Reproduce, character for character, the lines below from the first through the one with "import * as". Leave pictures out.

Data provided –
------------------------------------
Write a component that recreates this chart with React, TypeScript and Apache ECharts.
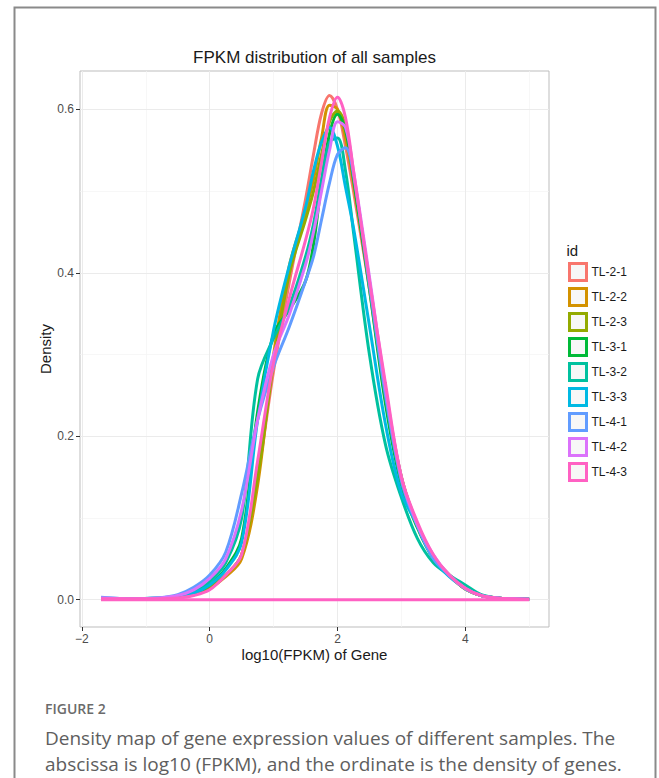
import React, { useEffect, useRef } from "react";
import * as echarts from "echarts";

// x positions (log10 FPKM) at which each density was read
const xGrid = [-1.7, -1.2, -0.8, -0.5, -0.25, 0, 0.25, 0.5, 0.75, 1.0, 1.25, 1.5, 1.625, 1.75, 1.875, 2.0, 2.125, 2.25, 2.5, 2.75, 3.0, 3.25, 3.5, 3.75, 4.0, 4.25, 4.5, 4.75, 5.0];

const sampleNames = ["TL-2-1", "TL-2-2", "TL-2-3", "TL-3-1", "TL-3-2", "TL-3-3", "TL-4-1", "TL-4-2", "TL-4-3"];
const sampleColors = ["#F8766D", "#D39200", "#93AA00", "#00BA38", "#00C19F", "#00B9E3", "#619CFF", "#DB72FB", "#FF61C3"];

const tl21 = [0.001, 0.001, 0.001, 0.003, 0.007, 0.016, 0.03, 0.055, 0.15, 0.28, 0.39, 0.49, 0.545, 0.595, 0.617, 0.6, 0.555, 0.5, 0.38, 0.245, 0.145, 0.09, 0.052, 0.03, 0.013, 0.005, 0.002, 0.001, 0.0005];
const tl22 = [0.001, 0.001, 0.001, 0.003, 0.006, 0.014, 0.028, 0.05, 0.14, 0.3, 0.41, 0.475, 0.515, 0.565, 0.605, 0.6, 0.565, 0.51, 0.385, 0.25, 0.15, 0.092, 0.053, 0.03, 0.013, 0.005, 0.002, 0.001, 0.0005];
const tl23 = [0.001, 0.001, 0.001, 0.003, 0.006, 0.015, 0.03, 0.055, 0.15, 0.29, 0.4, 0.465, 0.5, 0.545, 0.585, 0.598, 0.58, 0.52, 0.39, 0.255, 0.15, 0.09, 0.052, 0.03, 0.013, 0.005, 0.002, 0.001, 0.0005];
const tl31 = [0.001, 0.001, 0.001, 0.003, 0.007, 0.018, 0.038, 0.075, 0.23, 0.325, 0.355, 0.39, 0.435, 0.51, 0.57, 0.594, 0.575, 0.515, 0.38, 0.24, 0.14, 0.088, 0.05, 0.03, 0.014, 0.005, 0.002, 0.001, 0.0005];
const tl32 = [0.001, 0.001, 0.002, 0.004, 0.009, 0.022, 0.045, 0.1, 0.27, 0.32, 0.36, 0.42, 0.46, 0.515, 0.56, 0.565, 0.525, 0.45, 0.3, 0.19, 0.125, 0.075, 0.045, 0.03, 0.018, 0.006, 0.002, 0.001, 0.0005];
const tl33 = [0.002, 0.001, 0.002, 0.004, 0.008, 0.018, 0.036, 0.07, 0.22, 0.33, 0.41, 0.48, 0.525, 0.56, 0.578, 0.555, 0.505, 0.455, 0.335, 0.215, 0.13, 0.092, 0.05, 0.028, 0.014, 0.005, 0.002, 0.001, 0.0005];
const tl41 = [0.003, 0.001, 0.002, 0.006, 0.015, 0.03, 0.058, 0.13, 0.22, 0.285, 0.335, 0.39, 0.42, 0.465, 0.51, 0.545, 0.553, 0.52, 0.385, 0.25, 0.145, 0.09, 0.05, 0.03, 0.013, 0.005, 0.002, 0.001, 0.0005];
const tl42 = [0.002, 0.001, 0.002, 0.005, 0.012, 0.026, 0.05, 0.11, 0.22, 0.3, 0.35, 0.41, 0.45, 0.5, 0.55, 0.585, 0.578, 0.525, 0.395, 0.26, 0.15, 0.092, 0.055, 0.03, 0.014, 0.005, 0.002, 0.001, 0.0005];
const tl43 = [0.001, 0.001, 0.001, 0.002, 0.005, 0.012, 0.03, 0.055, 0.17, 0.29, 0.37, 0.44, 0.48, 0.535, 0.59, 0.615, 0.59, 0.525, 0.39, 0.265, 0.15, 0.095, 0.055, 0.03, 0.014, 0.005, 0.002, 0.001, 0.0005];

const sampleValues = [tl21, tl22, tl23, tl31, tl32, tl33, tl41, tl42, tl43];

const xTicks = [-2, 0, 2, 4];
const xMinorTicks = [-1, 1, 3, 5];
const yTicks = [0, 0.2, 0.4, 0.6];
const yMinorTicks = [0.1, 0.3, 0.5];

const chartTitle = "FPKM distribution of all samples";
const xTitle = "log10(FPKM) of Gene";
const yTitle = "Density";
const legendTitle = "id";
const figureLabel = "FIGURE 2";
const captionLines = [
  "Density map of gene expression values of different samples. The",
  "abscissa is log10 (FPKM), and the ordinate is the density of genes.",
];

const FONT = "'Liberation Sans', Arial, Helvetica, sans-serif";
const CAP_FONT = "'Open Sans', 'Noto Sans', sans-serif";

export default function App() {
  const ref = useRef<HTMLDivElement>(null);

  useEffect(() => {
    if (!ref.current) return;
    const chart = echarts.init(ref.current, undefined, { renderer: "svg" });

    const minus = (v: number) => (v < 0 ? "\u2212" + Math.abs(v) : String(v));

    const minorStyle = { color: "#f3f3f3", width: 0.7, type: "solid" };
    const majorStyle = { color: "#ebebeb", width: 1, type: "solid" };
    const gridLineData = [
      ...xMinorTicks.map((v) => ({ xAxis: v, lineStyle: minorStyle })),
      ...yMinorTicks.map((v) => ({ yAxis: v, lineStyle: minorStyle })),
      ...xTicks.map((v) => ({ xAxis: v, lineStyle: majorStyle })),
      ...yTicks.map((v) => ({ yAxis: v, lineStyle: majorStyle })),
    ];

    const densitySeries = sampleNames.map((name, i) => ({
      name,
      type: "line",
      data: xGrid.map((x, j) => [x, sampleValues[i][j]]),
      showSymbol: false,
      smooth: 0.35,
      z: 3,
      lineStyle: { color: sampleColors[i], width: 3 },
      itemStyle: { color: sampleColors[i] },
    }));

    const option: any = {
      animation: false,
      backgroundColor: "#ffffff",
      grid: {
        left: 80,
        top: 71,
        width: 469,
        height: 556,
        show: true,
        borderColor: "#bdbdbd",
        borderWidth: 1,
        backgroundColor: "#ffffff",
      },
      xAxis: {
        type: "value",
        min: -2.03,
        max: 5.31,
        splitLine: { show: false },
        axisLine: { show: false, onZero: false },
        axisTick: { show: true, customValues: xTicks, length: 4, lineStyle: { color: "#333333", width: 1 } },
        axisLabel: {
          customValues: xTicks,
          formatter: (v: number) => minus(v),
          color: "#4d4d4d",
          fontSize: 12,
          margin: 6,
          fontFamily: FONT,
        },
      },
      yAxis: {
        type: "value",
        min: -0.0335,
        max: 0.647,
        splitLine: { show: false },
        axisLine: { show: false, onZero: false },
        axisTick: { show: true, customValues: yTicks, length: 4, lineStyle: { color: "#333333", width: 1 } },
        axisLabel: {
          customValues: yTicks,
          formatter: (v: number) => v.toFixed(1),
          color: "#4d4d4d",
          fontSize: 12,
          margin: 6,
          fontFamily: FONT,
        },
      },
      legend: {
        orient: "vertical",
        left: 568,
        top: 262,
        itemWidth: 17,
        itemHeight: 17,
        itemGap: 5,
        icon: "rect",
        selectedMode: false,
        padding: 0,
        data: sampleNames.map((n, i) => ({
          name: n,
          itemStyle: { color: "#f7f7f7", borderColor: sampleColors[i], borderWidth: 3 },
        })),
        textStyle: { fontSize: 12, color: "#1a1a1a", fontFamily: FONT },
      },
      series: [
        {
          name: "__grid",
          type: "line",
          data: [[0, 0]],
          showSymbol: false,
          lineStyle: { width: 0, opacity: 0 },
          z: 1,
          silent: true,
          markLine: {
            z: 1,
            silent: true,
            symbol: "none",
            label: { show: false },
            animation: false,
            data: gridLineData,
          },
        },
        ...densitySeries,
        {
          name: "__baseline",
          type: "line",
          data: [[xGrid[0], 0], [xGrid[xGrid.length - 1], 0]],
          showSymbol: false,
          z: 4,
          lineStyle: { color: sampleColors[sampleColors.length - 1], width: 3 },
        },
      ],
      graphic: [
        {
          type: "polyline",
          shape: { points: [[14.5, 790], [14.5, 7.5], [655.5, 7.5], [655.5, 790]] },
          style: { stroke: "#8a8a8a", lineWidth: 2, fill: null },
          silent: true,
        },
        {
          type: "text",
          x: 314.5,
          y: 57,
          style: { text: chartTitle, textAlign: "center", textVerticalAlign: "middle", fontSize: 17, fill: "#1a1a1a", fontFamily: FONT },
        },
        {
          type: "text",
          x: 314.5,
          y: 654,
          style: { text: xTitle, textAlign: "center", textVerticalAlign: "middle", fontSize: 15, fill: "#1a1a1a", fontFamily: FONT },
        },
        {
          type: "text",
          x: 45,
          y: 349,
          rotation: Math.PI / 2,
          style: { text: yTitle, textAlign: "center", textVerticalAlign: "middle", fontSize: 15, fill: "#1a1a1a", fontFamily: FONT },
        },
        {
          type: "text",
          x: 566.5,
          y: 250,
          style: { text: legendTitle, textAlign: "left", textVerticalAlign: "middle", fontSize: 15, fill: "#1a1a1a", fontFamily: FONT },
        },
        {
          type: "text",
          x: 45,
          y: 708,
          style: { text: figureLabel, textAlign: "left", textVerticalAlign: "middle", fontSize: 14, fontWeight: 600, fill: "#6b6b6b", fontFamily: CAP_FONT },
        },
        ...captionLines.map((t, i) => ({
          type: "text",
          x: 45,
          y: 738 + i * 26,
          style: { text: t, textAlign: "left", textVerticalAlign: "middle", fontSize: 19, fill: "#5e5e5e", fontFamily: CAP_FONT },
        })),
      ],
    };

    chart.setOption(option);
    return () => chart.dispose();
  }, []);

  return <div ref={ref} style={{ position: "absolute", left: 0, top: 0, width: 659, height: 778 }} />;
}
------------------------------------
Response to the task –
Write a component that recreates this chart with React, TypeScript and Apache ECharts.
import React, { useEffect, useRef } from "react";
import * as echarts from "echarts";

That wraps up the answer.